** begin Records to use **
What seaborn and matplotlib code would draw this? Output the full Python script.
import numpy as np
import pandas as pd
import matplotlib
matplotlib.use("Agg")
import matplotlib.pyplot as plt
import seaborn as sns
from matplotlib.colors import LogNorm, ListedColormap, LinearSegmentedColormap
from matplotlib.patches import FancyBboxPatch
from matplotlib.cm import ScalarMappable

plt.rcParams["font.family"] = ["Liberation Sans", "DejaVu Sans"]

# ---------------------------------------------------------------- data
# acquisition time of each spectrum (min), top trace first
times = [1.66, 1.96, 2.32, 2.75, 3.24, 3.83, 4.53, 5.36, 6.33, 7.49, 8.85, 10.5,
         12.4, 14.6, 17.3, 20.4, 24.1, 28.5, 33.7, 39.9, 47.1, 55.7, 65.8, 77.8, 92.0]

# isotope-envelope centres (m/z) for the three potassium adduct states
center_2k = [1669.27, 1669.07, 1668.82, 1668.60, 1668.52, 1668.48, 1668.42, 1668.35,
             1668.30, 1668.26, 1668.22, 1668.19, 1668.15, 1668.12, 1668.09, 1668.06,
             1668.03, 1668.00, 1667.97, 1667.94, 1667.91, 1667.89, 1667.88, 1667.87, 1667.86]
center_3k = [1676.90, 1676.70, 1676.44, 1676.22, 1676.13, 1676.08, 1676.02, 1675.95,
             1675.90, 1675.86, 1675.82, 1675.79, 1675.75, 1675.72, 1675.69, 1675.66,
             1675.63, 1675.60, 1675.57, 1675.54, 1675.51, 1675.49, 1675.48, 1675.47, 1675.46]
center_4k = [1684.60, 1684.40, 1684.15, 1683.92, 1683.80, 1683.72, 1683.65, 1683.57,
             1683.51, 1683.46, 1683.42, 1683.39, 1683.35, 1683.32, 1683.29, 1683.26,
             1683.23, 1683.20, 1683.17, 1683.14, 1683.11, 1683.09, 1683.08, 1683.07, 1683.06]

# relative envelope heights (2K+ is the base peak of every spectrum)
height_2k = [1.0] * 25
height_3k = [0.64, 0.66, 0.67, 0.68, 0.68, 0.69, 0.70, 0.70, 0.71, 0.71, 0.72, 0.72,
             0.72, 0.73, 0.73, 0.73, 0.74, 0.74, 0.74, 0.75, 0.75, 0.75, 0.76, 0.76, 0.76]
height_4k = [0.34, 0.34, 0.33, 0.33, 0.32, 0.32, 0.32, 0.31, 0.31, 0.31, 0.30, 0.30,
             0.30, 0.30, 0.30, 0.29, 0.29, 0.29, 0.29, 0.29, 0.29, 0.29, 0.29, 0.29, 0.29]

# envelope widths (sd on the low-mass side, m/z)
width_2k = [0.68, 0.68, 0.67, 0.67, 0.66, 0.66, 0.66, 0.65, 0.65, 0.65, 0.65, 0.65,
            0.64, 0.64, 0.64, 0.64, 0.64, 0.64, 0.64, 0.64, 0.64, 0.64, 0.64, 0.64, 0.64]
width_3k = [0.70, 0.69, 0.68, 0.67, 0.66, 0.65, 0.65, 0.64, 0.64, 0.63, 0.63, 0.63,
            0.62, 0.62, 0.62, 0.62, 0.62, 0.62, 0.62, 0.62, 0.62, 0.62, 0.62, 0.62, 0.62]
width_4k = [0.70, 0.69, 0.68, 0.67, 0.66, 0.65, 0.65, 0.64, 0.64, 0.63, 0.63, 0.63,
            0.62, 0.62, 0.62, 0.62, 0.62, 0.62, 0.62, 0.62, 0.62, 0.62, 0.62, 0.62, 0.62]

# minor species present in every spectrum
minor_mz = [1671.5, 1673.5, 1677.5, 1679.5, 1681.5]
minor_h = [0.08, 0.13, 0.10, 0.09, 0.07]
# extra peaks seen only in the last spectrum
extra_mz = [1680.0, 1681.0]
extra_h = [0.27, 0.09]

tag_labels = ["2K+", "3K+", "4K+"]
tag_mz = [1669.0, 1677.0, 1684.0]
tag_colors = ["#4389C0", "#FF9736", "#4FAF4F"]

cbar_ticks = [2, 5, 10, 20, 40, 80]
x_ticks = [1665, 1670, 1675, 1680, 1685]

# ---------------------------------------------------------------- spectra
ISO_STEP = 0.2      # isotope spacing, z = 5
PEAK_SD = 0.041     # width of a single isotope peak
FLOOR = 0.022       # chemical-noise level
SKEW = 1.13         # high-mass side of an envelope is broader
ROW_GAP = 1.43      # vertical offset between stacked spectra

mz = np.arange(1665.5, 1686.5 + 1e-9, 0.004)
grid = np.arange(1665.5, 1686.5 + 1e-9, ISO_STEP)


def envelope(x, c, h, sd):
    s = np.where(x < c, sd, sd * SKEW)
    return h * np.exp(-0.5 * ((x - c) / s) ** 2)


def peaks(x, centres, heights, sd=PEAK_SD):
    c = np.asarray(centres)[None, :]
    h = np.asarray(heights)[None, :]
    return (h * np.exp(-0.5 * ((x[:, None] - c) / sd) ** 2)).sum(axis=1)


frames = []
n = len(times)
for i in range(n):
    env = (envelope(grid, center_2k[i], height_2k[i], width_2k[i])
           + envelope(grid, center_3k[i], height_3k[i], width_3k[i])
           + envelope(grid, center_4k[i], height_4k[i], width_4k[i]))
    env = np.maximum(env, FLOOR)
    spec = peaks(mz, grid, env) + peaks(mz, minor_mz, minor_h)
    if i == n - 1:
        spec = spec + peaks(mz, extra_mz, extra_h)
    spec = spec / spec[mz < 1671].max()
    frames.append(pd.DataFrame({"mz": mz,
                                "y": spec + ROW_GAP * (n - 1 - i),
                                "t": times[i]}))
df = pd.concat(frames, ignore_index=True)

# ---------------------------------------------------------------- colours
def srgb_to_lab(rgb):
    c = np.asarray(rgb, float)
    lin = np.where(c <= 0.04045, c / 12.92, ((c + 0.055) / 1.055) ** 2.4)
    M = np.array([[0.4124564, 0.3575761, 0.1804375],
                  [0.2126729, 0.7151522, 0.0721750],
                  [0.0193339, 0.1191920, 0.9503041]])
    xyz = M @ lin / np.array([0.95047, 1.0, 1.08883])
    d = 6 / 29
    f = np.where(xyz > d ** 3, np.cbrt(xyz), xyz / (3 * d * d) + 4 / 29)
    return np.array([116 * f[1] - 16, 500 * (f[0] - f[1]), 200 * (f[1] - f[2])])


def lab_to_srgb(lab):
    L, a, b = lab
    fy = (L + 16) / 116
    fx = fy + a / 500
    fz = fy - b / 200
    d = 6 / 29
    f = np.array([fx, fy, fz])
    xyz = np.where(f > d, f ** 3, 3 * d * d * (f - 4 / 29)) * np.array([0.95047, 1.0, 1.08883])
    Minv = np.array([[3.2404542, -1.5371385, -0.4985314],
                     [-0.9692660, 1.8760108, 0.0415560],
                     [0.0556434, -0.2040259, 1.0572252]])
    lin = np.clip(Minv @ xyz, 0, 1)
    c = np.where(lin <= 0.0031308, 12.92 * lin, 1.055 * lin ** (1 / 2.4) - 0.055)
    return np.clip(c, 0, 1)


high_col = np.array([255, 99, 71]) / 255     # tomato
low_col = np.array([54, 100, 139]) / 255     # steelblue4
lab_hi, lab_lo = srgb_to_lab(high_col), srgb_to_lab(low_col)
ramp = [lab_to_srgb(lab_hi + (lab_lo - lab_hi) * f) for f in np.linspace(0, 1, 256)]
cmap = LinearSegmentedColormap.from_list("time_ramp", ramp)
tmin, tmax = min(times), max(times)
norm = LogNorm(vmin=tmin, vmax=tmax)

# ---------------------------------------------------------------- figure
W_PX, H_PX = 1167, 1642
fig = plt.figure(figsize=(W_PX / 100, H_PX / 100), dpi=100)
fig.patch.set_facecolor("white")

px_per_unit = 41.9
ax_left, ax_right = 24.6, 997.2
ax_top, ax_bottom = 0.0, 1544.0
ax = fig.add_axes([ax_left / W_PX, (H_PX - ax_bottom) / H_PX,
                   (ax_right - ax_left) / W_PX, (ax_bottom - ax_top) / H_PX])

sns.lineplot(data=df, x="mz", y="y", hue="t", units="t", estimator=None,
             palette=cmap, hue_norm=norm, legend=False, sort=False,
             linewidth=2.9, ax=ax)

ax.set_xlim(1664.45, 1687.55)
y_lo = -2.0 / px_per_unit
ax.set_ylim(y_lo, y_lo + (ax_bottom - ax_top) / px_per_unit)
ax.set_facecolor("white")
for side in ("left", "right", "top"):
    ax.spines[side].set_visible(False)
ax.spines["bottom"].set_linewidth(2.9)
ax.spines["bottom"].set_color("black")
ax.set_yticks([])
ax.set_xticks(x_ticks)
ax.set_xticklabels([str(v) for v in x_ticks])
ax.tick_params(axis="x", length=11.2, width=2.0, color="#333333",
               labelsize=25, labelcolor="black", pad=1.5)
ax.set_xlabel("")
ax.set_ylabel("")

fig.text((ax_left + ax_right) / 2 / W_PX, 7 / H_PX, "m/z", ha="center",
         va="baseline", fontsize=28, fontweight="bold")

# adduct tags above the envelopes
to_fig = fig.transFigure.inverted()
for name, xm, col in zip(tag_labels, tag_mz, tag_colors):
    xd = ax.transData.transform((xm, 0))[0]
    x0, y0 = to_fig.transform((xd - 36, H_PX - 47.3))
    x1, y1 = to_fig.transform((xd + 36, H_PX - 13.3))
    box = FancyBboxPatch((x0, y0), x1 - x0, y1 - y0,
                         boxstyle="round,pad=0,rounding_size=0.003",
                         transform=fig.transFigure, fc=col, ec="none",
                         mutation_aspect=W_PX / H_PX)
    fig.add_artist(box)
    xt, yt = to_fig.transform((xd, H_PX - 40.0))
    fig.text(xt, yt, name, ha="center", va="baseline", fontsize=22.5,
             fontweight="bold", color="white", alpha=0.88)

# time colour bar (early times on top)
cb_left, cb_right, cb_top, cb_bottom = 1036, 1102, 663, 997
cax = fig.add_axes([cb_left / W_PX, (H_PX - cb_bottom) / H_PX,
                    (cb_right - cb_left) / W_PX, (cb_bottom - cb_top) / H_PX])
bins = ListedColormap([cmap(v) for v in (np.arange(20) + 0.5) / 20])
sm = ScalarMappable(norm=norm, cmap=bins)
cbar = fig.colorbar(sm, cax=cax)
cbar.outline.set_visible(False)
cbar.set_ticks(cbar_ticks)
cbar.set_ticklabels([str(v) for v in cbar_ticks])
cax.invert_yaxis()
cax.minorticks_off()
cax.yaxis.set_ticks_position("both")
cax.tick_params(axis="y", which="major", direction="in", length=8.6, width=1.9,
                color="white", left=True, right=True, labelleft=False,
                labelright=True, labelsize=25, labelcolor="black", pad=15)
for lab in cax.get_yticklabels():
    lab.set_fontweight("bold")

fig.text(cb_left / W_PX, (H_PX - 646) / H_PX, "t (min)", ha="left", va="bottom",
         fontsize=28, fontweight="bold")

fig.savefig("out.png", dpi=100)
** end Records to use **
** begin Records to use **
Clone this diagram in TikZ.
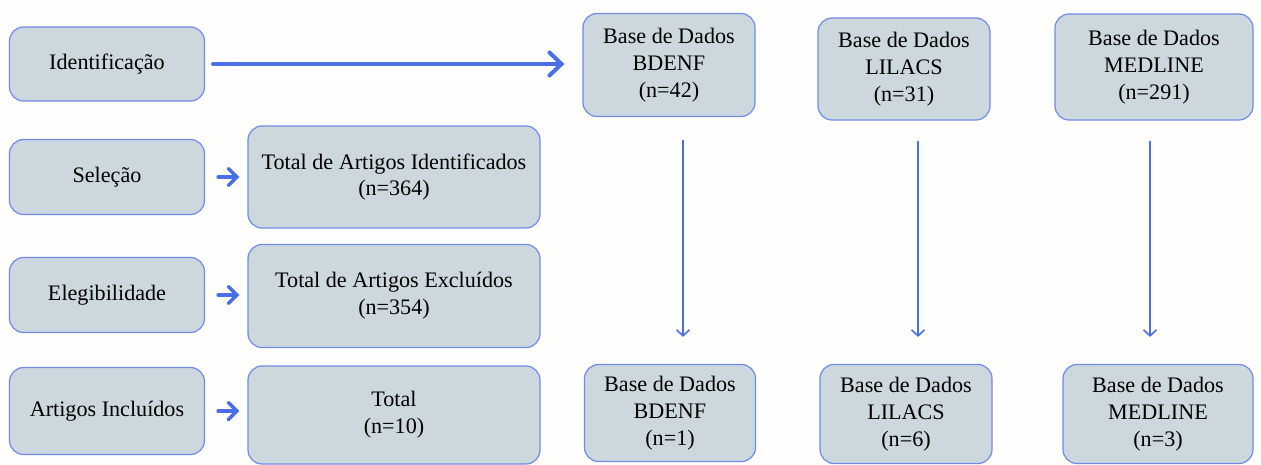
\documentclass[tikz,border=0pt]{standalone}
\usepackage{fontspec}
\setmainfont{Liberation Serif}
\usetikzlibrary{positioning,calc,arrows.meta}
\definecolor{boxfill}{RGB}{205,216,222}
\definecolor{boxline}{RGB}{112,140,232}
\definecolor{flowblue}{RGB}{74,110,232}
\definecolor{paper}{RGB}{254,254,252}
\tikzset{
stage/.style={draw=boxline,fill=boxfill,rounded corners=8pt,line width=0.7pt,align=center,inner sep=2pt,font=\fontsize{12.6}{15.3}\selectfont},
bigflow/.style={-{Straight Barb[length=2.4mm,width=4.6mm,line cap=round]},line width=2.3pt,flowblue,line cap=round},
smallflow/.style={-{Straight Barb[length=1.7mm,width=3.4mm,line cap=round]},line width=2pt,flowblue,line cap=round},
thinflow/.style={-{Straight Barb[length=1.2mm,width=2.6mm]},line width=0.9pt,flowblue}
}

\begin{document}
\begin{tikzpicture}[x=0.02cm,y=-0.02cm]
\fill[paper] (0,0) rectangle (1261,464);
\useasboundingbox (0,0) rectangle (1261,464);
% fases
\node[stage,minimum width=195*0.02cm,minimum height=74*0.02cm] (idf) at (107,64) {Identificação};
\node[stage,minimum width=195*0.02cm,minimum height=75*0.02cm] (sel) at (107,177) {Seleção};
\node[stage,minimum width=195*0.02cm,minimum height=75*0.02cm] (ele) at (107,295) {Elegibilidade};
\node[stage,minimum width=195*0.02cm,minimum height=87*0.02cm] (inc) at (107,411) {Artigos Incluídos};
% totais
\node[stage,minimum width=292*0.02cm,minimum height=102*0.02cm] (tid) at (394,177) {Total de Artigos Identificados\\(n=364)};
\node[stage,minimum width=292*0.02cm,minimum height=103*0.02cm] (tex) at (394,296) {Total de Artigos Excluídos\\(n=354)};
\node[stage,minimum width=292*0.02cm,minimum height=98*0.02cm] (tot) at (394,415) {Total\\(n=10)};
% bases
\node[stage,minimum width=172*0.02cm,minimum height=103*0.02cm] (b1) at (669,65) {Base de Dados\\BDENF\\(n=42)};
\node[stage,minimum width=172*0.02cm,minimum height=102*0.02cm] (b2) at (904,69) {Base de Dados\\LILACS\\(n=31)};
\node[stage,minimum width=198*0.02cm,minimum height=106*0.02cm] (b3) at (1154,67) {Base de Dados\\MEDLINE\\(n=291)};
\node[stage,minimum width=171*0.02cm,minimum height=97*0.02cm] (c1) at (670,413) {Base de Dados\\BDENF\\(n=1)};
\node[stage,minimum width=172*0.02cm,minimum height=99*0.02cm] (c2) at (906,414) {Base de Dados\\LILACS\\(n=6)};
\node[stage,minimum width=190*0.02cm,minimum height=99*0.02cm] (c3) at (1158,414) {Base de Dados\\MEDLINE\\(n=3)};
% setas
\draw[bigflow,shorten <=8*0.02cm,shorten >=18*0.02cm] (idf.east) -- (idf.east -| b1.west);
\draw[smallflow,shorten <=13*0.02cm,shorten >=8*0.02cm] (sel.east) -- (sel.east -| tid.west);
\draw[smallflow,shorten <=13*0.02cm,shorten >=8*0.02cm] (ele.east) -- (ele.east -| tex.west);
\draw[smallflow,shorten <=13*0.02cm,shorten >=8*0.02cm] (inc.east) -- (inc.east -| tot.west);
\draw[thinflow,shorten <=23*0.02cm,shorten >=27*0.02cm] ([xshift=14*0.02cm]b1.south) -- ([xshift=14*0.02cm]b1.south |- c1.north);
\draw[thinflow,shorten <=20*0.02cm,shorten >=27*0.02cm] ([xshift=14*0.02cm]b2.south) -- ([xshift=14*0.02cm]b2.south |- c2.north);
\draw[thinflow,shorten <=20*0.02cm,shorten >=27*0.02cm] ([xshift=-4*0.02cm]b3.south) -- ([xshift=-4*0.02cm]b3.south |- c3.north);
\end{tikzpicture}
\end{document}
** end Records to use **
** begin Records to use **
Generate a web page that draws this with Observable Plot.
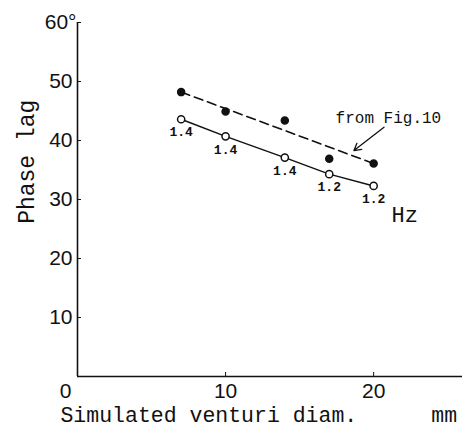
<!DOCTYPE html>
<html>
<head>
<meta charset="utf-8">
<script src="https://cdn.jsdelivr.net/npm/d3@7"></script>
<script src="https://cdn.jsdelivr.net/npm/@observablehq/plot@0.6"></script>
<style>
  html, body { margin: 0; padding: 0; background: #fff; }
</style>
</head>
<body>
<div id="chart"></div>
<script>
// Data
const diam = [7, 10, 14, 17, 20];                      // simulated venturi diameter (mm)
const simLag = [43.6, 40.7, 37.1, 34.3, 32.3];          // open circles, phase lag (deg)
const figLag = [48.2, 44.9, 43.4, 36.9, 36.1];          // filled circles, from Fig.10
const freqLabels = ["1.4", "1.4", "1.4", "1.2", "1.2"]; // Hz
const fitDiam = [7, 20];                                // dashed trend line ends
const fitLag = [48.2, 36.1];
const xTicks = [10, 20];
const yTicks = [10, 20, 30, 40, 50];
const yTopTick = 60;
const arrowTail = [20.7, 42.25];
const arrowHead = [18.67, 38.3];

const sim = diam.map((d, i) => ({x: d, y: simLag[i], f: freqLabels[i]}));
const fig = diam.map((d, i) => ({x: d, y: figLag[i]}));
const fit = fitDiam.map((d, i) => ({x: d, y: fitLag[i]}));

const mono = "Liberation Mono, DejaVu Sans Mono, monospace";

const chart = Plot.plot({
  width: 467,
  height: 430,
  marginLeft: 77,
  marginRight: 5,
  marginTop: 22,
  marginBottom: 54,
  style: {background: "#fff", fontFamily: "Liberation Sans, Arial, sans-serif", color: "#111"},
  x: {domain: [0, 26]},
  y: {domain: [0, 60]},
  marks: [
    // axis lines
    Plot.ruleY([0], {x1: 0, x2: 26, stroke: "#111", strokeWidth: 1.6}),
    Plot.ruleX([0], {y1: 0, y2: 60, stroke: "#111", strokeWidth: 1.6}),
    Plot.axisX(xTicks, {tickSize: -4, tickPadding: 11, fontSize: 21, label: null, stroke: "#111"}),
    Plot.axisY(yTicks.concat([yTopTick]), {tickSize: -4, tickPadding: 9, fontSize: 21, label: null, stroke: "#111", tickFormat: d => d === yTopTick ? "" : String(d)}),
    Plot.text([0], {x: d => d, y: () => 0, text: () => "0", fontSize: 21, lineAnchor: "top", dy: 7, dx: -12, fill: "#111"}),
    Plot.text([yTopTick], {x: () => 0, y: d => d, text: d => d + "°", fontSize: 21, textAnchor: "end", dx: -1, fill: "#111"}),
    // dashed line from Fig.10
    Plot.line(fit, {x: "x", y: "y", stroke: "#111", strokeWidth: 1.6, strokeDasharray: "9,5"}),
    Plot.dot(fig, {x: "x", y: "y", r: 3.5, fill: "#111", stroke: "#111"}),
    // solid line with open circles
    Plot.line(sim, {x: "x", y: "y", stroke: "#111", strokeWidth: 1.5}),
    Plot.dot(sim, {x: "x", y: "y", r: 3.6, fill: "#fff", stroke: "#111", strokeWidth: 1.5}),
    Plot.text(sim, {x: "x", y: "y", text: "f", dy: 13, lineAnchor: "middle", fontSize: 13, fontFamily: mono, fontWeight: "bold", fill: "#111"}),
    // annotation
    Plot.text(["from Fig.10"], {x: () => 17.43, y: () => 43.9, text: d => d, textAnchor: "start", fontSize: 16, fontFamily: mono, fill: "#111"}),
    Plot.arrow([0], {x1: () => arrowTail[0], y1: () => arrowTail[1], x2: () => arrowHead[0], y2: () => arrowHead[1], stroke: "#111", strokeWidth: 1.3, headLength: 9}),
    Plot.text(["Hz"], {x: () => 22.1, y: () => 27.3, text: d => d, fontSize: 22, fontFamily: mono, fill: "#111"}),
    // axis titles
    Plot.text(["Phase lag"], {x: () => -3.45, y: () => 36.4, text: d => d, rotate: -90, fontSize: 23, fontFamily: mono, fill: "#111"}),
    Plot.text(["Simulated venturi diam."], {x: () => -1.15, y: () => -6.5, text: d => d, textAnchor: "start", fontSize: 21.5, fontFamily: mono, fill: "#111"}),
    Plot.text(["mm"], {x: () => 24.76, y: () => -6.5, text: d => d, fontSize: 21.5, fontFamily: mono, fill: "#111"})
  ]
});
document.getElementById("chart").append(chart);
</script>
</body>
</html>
** end Records to use **
### To be done
Going down the listing above, begin printing at the line with "What seaborn and" and finish with the line with "0.29, 0.29, 0.29]", exactly as they appear.

### Expected output
What seaborn and matplotlib code would draw this? Output the full Python script.
import numpy as np
import pandas as pd
import matplotlib
matplotlib.use("Agg")
import matplotlib.pyplot as plt
import seaborn as sns
from matplotlib.colors import LogNorm, ListedColormap, LinearSegmentedColormap
from matplotlib.patches import FancyBboxPatch
from matplotlib.cm import ScalarMappable

plt.rcParams["font.family"] = ["Liberation Sans", "DejaVu Sans"]

# ---------------------------------------------------------------- data
# acquisition time of each spectrum (min), top trace first
times = [1.66, 1.96, 2.32, 2.75, 3.24, 3.83, 4.53, 5.36, 6.33, 7.49, 8.85, 10.5,
         12.4, 14.6, 17.3, 20.4, 24.1, 28.5, 33.7, 39.9, 47.1, 55.7, 65.8, 77.8, 92.0]

# isotope-envelope centres (m/z) for the three potassium adduct states
center_2k = [1669.27, 1669.07, 1668.82, 1668.60, 1668.52, 1668.48, 1668.42, 1668.35,
             1668.30, 1668.26, 1668.22, 1668.19, 1668.15, 1668.12, 1668.09, 1668.06,
             1668.03, 1668.00, 1667.97, 1667.94, 1667.91, 1667.89, 1667.88, 1667.87, 1667.86]
center_3k = [1676.90, 1676.70, 1676.44, 1676.22, 1676.13, 1676.08, 1676.02, 1675.95,
             1675.90, 1675.86, 1675.82, 1675.79, 1675.75, 1675.72, 1675.69, 1675.66,
             1675.63, 1675.60, 1675.57, 1675.54, 1675.51, 1675.49, 1675.48, 1675.47, 1675.46]
center_4k = [1684.60, 1684.40, 1684.15, 1683.92, 1683.80, 1683.72, 1683.65, 1683.57,
             1683.51, 1683.46, 1683.42, 1683.39, 1683.35, 1683.32, 1683.29, 1683.26,
             1683.23, 1683.20, 1683.17, 1683.14, 1683.11, 1683.09, 1683.08, 1683.07, 1683.06]

# relative envelope heights (2K+ is the base peak of every spectrum)
height_2k = [1.0] * 25
height_3k = [0.64, 0.66, 0.67, 0.68, 0.68, 0.69, 0.70, 0.70, 0.71, 0.71, 0.72, 0.72,
             0.72, 0.73, 0.73, 0.73, 0.74, 0.74, 0.74, 0.75, 0.75, 0.75, 0.76, 0.76, 0.76]
height_4k = [0.34, 0.34, 0.33, 0.33, 0.32, 0.32, 0.32, 0.31, 0.31, 0.31, 0.30, 0.30,
             0.30, 0.30, 0.30, 0.29, 0.29, 0.29, 0.29, 0.29, 0.29, 0.29, 0.29, 0.29, 0.29]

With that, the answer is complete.